We study the early Universe trajectory around the QCD transition in lepton-flavor-asymmetric cases with small total lepton asymmetry ($|\ell|\lesssim 10^{-2}$), while allowing large individual lepton asymmetries. For each temperature, we find an upper bound on the baryon chemical potential $μ_{\mathrm B}(T)$: $τ$--$μ$ asymmetric cases exhibit a local maximum, whereas $μ$--$e$ cases approach a limiting curve. Thus, even extreme lepton-flavor asymmetry alone cannot reach a first-order region, unless the critical point is moved to a substantially lower $μ_\mathrm{B}/T$ because of the nonzero $μ_\mathrm{Q}$. Therefore, we constrain the QCD-era relic to the standard scenario of a chiral crossover transition.

Figures (4)

• Figure 1: Cosmic trajectories in the $T$--$\mu_{\mathrm B}$ plane for $\ell_e \simeq 0$ with $\ell_\mu=-\ell_\tau$ ($\ell_\tau>0$), shown for several values of $\ell_\tau$. Top: free QGP EoS. Middle: lattice QCD-based EoS. Bottom: pure HRG behavior calculated with the Thermal-FIST package Vovchenko:2019pjl. The dashed curve on the top and middle panels connects the points where $\mu_\tau = m_\tau$ along each trajectory.
• Figure 2: Top: absolute net leptonic charge density $|Q_{\mathrm{lep}}(T)|$ for several $\ell_\tau$ (with $\ell_\mu=-\ell_\tau$) for the lattice QCD-based EoS, where $Q_{\mathrm{lep}}(T)\equiv n_{\tau^-}(T)-n_{\mu^+}(T)$. Bottom: relative charged-lepton imbalance $[n_{\tau^-}(T)-n_{\mu^+}(T)]/n_{\tau^-}(T)$ (normalized to the $\tau^-$ density). Using the absolute (net) difference, the curves cross; with the relative one, they do not cross and are ordered, indicating that the relative charge imbalance sets the limiting criterion for the trajectories.
• Figure 3: Cosmic trajectories in the $T$--$\mu_{\mathrm B}$ plane for $\ell_\tau \simeq 0$ with $\ell_e=-\ell_\mu$ ($\ell_\mu>0$) , shown for several values of $\ell_\mu$. Top: free QGP EoS. Bottom: lattice QCD-based EoS. Unlike the $\ell_e\simeq 0$ case, there is no sharp rebound: the curves approach an upper limiting trajectory that caps $\mu_\mathrm{B}(T)$ and increasing $|\ell_\mu|$ beyond this does not raise $\mu_\mathrm{B}$ further.

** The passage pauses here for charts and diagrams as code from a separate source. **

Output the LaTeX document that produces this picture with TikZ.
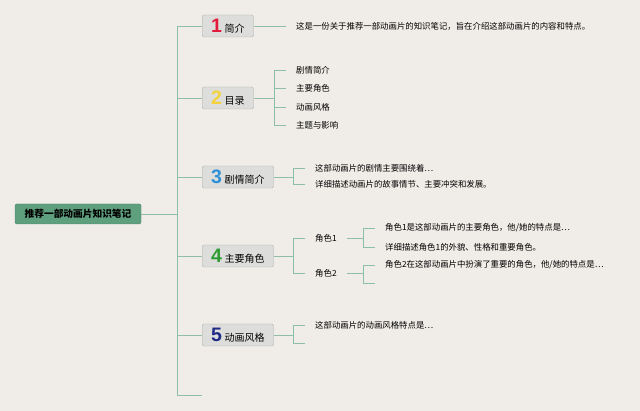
\documentclass[tikz,border=0pt]{standalone}
\usepackage{fontspec}
\setmainfont{Noto Sans CJK SC}
\newfontfamily\numfont{Liberation Sans}
\definecolor{paper}{HTML}{F0EDE8}
\definecolor{branch}{HTML}{8CBFA4}
\definecolor{rootfill}{HTML}{5E9F7E}
\definecolor{boxfill}{HTML}{DDDEDB}
\definecolor{boxline}{HTML}{A8AEAA}
\definecolor{num1}{HTML}{E21B3C}
\definecolor{num2}{HTML}{F4D23C}
\definecolor{num3}{HTML}{2D8FD5}
\definecolor{num4}{HTML}{2F9B34}
\definecolor{num5}{HTML}{1E2A86}
\def\topiclist{{26/t1/1/num1/简介}, {98/t2/2/num2/目录}, {177/t3/3/num3/剧情简介}, {256/t4/4/num4/主要角色}, {335/t5/5/num5/动画风格}}
\def\leaflist{{(296,26)/l1/这是一份关于推荐一部动画片的知识笔记，旨在介绍这部动画片的内容和特点。},
  {(296,70)/l21/剧情简介}, {(296,88)/l22/主要角色}, {(296,107)/l23/动画风格}, {(296,125)/l24/主题与影响},
  {(315,168)/l31/这部动画片的剧情主要围绕着\ldots}, {(315,184)/l32/详细描述动画片的故事情节、主要冲突和发展。},
  {(315,238)/c1/角色1}, {(315,273)/c2/角色2},
  {(385,228)/l41/角色1是这部动画片的主要角色，他\slash 她的特点是\ldots}, {(385,247)/l42/详细描述角色1的外貌、性格和重要角色。},
  {(385,265)/l43/角色2在这部动画片中扮演了重要的角色，他\slash 她的特点是\ldots},
  {(385,283)/l44/}, {(315,325)/l51/这部动画片的动画风格特点是\ldots}, {(315,343)/l52/}}
\tikzstyle{root}=[draw=rootfill!80!black,fill=rootfill,rounded corners=1.5pt,minimum width=126pt,minimum height=20pt,font=\fontsize{9.7}{10}\selectfont\bfseries]
\tikzstyle{topic}=[draw=boxline,fill=boxfill,rounded corners=1.5pt,minimum height=22pt,inner xsep=9pt,inner ysep=0pt,anchor=west,font=\fontsize{10}{12}\selectfont]
\tikzstyle{leaf}=[anchor=west,inner sep=0pt,font=\fontsize{8.4}{10}\selectfont]
\tikzstyle{link}=[draw=branch,line width=0.8pt]

\begin{document}
\begin{tikzpicture}[x=1pt,y=-1pt]
  \useasboundingbox (0,0) rectangle (640,411);
  \fill[paper] (0,0) rectangle (640,411);

  % Root and the trunk
  \node[root] (root) at (78,214) {推荐一部动画片知识笔记};
  \coordinate (top) at (177,26);
  \coordinate (bottom) at (177,395);
  \coordinate (stub) at (202,395);
  \path[link] (root.east) -- (root -| top);
  \path[link] (top) -- (bottom) -- (stub);

  % Numbered topics
  \foreach \y/\name/\num/\col/\txt in \topiclist {
    \node[topic] (\name) at (202,\y) {\textcolor{\col}{\numfont\bfseries\fontsize{19.5}{19.5}\selectfont\num}\hspace{2.5pt}\txt};
    \path[link] (top |- \name) -- (\name.west);
  }

  % Leaves
  \foreach \pos/\name/\txt in \leaflist
    \node[leaf] (\name) at \pos {\txt};

  % Bracket corners
  \coordinate (k2) at (274,98);
  \coordinate (k3) at (293,177);
  \coordinate (k4) at (293,256);
  \coordinate (k41) at (363,238);
  \coordinate (k42) at (363,273);
  \coordinate (k5) at (293,335);

  % Connect topics to their leaves
  \path[link] (t1.east) -- ([xshift=-10pt]l1.west);
  \foreach \parent/\k/\first/\last in {t2/k2/l21/l24, t3/k3/l31/l32, t4/k4/c1/c2, t5/k5/l51/l52}
    \path[link] (\parent.east) -- (\k) (\k |- \first) -- (\k |- \last);
  \foreach \parent/\k/\first/\last in {c1/k41/l41/l42, c2/k42/l43/l44}
    \path[link] ([xshift=10pt]\parent.east) -- (\k) (\k |- \first) -- (\k |- \last);
  \foreach \k/\dest in {k2/l21, k2/l22, k2/l23, k2/l24, k3/l31, k3/l32, k4/c1, k4/c2,
      k41/l41, k41/l42, k42/l43, k42/l44, k5/l51, k5/l52}
    \path[link] (\k |- \dest) -- ([xshift=-10pt]\dest.west);
\end{tikzpicture}
\end{document}
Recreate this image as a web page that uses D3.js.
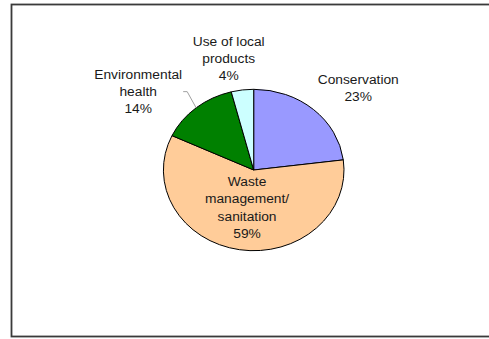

• Figure 4: Top: absolute net leptonic charge density $|Q_{\mathrm{lep}}(T)|$ for several $\ell_\mu$ (with $\ell_e=-\ell_\mu$) using the lattice QCD-based EoS, where $Q_{\mathrm{lep}}(T)\equiv n_{\mu^-}(T)-n_{e^+}(T)$. Bottom: relative charged-lepton imbalance $[n_{\mu^-}(T)-n_{e^+}(T)]/n_{\mu^-}(T)$ (normalized to the $\mu^-$ density). With the absolute (net) difference, the curves reproduce the ordering seen in the $(T,\mu_{\mathrm B})$ trajectories; with the relative difference, the curves are strictly ordered indicating that the relative charge imbalance sets the limiting criterion for the trajectories in this case as well.